I thought about going through all that, but with lack of IRS guidance and the 20% withholding pitfall, thought I’d wait for a response. The mandatory withholding can require a large chunk of cash to come up with before receiving the tax refund. But it’s the only sure and safe way to effectively isolate basis to the Roth IRA without risking IRS intervention or revised guidance with respect to the 1099R.

Someone going this route would report the total 401k distribution on line 16a of Form 1040, with nothing on 16b and “rollover” entered on the line next to 16b. Obviously, the withholding should also be reported on p 2 of the 1040.

Under Sec 402(c)(2), when a distribution is made to the employee and the employee does indirect rollovers, the first dollars rolled over are considered to be the taxable amount (the pre tax amount). Therefore, the pre tax amount must first be rolled to the TIRA and after it is recorded in the account, the remaining after tax amount goes to the Roth IRA. The withholding must be replaced to complete these rollovers.



When transferring a 401k to an IRA where the 401k has both pre-tax and post-tax contributions should the taxpayer segregate his post-tax contributions by transfering them to a separate tradtional non-deductible IRA or simply dump the all 401k funds into the same rollover IRA that contains both the pre-tax 401k contributions and post-tax contributions and file form 8606?

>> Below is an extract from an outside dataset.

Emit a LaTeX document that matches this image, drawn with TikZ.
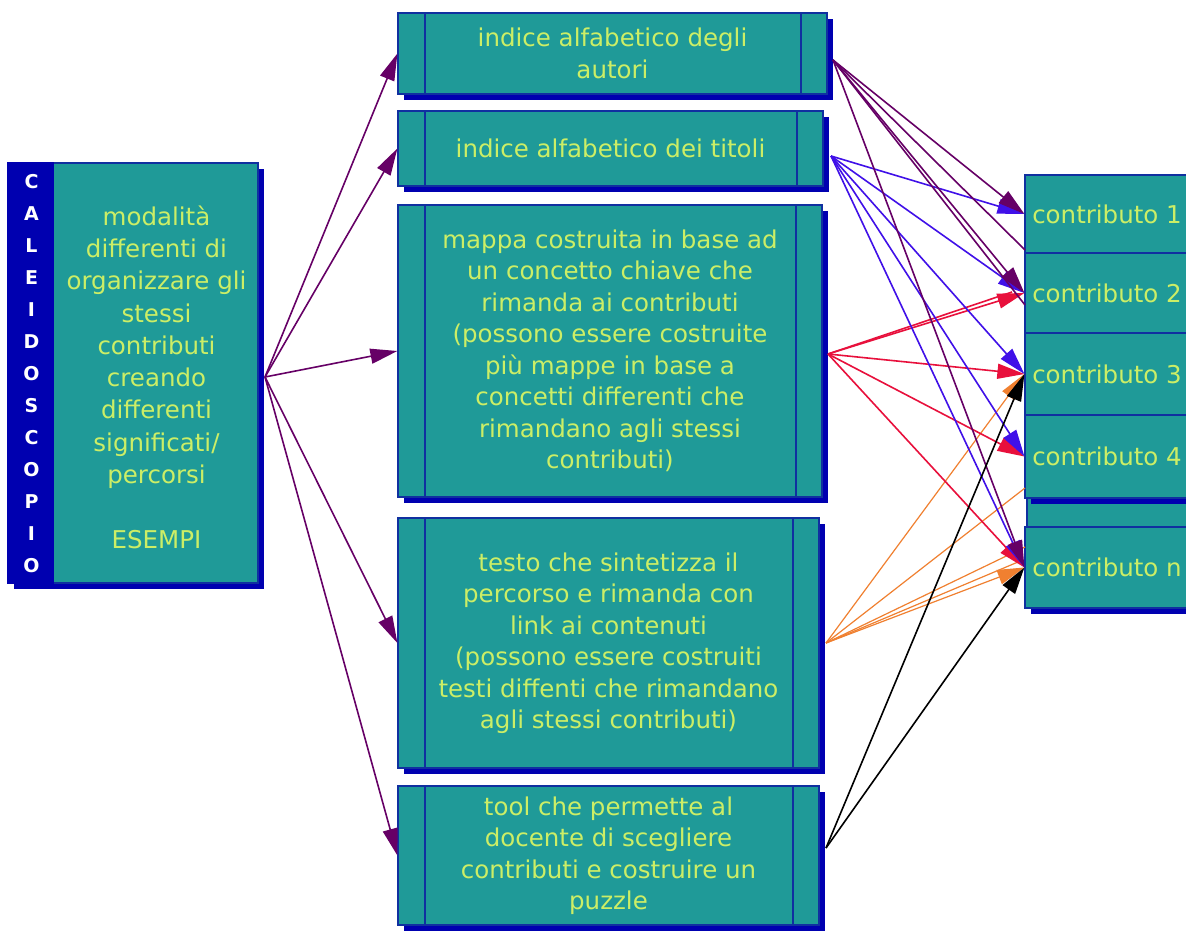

  • If the post tax amount is significant, the best approach is to isolate the basis such that the pre tax is rolled to a TIRA and the post tax amount to a Roth IRA. There is a way to do that, but it requires a distribution of the entire balance to the employee who then must replace the 20% withholding and do his own rollovers, TIRA first and Roth last. See my prior post in this thread about this.
  • If the post tax amount is not significant enough to do that, the entire balance can be directly rolled to a TIRA, and Form 8606 completed to record the post tax basis in the IRA (line 2 of the next 8606 otherwise issued). There is no benefit of putting the pre and post tax amounts in different TIRA accounts.
  • Or the old method can still be used, ie have the pre tax amount rolled to a TIRA in a direct rollover and a separate check for the post tax cash made out to the employee who uses that for taxable savings or expenses.